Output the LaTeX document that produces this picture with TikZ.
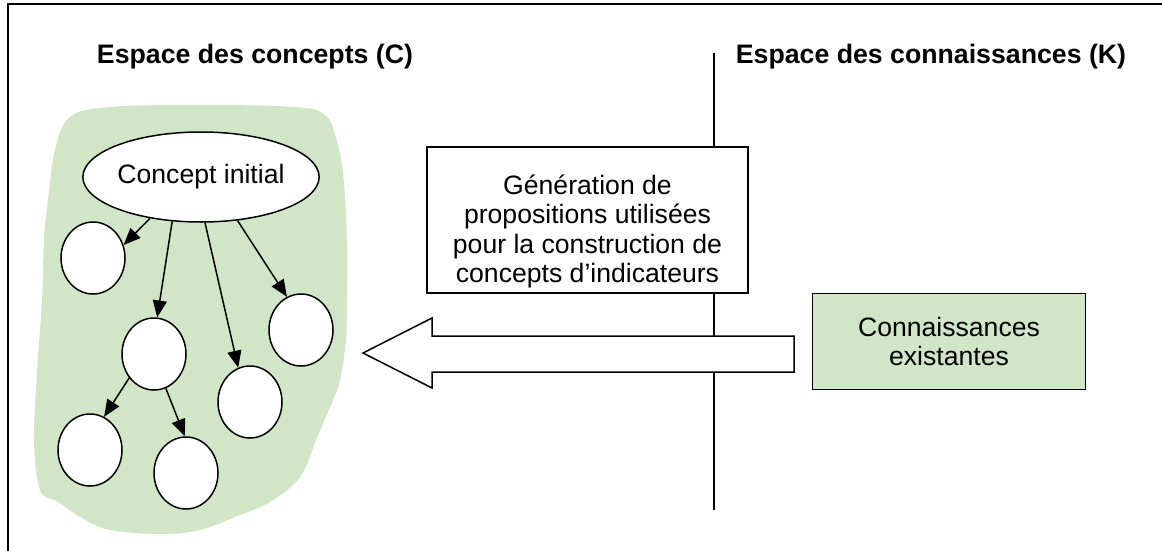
\documentclass[tikz,border=0pt]{standalone}
\usepackage{fontspec}
\setmainfont{Liberation Sans}
\usetikzlibrary{arrows.meta,shapes.geometric}
\definecolor{blobgreen}{RGB}{208,230,199}
\begin{document}
\begin{tikzpicture}[x=1pt,y=-1pt,line width=1.5pt,
  bodyfont/.style={font=\fontsize{26.6}{29.6}\selectfont},
  titlefont/.style={font=\fontsize{26.7}{30}\selectfont\bfseries},
  concept/.style={ellipse,draw,fill=white,minimum width=64pt,minimum height=72pt,inner sep=0pt},
  arr/.style={-{Triangle[length=17pt,width=14pt]},line width=1.5pt},
  boxstyle/.style={draw,inner sep=0pt}]
\useasboundingbox (0,0) rectangle (1162,551);
% frame
\coordinate (ftl) at (8,4);
\coordinate (ftr) at (1162,4);
\coordinate (fbl) at (8,551);
\draw[line width=2pt] (fbl) -- (ftl) -- (ftr);
% titles
\node[titlefont] (tC) at (255,57) {Espace des concepts (C)};
\node[titlefont] (tK) at (931,57) {Espace des connaissances (K)};
% separator line
\coordinate (vtop) at (714,53);
\coordinate (vbot) at (714,510);
\draw (vtop) -- (vbot);
% green blob
\fill[blobgreen] plot[smooth cycle,tension=0.6] coordinates {
 (110,107) (200,105) (295,107) (325,115) (336,138) (343,173) (347,240)
 (347,300) (346,340) (340,380) (333,400) (318,435) (300,477) (270,502)
 (240,515) (200,530) (160,534) (110,530) (82,518) (58,502) (40,490)
 (34,440) (37,373) (42,300) (44,240) (48,200) (55,150) (70,117)};
% concept tree
\node[ellipse,draw,fill=white,minimum width=224pt,minimum height=90pt,inner sep=0pt,bodyfont] (ci) at (201,177) {Concept initial};
\node[concept] (c1) at (93,258) {};
\node[concept] (c2) at (154,354) {};
\node[concept] (c3) at (301,330) {};
\node[concept] (c4) at (250,402) {};
\node[concept] (c5) at (90,450) {};
\node[concept] (c6) at (186,473) {};
\draw[arr] (ci.219) -- (c1.23);
\draw[arr] (ci.237) -- (c2.85);
\draw[arr] (ci.275) -- (c4.109);
\draw[arr] (ci.310) -- (c3.113);
\draw[arr] (c2.224) -- (c5.67);
\draw[arr] (c2.289) -- (c6.92);
% generation box
\node[boxstyle,fill=white,minimum width=321pt,minimum height=146pt] (gen) at (587.5,220) {};
\node[bodyfont,align=center] (gentext) at (587.5,231.5) {Génération de\\propositions utilisées\\pour la construction de\\concepts d’indicateurs};
% big hollow arrow
\draw[fill=white,line join=miter] (794,336) -- (432,336) -- (432,318) -- (363,353) -- (432,388) -- (432,372) -- (794,372) -- cycle;
% existing knowledge box
\node[boxstyle,fill=blobgreen,minimum width=273pt,minimum height=96pt,align=center,bodyfont] (exist) at (949,341.3) {Connaissances\\existantes};
\end{tikzpicture}
\end{document}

* _WHAT THE TASK ASKS_:
With the pictures left out, transcribe the material exactly.

* _RESPONSE TO THE EXERCISE_:
Output the LaTeX document that produces this picture with TikZ.
\documentclass[tikz,border=0pt]{standalone}
\usepackage{fontspec}
\setmainfont{Liberation Sans}
\usetikzlibrary{arrows.meta,shapes.geometric}
\definecolor{blobgreen}{RGB}{208,230,199}
\begin{document}
\begin{tikzpicture}[x=1pt,y=-1pt,line width=1.5pt,
  bodyfont/.style={font=\fontsize{26.6}{29.6}\selectfont},
  titlefont/.style={font=\fontsize{26.7}{30}\selectfont\bfseries},
  concept/.style={ellipse,draw,fill=white,minimum width=64pt,minimum height=72pt,inner sep=0pt},
  arr/.style={-{Triangle[length=17pt,width=14pt]},line width=1.5pt},
  boxstyle/.style={draw,inner sep=0pt}]
\useasboundingbox (0,0) rectangle (1162,551);
% frame
\coordinate (ftl) at (8,4);
\coordinate (ftr) at (1162,4);
\coordinate (fbl) at (8,551);
\draw[line width=2pt] (fbl) -- (ftl) -- (ftr);
% titles
\node[titlefont] (tC) at (255,57) {Espace des concepts (C)};
\node[titlefont] (tK) at (931,57) {Espace des connaissances (K)};
% separator line
\coordinate (vtop) at (714,53);
\coordinate (vbot) at (714,510);
\draw (vtop) -- (vbot);
% green blob
\fill[blobgreen] plot[smooth cycle,tension=0.6] coordinates {
 (110,107) (200,105) (295,107) (325,115) (336,138) (343,173) (347,240)
 (347,300) (346,340) (340,380) (333,400) (318,435) (300,477) (270,502)
 (240,515) (200,530) (160,534) (110,530) (82,518) (58,502) (40,490)
 (34,440) (37,373) (42,300) (44,240) (48,200) (55,150) (70,117)};
% concept tree
\node[ellipse,draw,fill=white,minimum width=224pt,minimum height=90pt,inner sep=0pt,bodyfont] (ci) at (201,177) {Concept initial};
\node[concept] (c1) at (93,258) {};
\node[concept] (c2) at (154,354) {};
\node[concept] (c3) at (301,330) {};
\node[concept] (c4) at (250,402) {};
\node[concept] (c5) at (90,450) {};
\node[concept] (c6) at (186,473) {};
\draw[arr] (ci.219) -- (c1.23);
\draw[arr] (ci.237) -- (c2.85);
\draw[arr] (ci.275) -- (c4.109);
\draw[arr] (ci.310) -- (c3.113);
\draw[arr] (c2.224) -- (c5.67);
\draw[arr] (c2.289) -- (c6.92);
% generation box
\node[boxstyle,fill=white,minimum width=321pt,minimum height=146pt] (gen) at (587.5,220) {};
\node[bodyfont,align=center] (gentext) at (587.5,231.5) {Génération de\\propositions utilisées\\pour la construction de\\concepts d’indicateurs};
% big hollow arrow
\draw[fill=white,line join=miter] (794,336) -- (432,336) -- (432,318) -- (363,353) -- (432,388) -- (432,372) -- (794,372) -- cycle;
% existing knowledge box
\node[boxstyle,fill=blobgreen,minimum width=273pt,minimum height=96pt,align=center,bodyfont] (exist) at (949,341.3) {Connaissances\\existantes};
\end{tikzpicture}
\end{document}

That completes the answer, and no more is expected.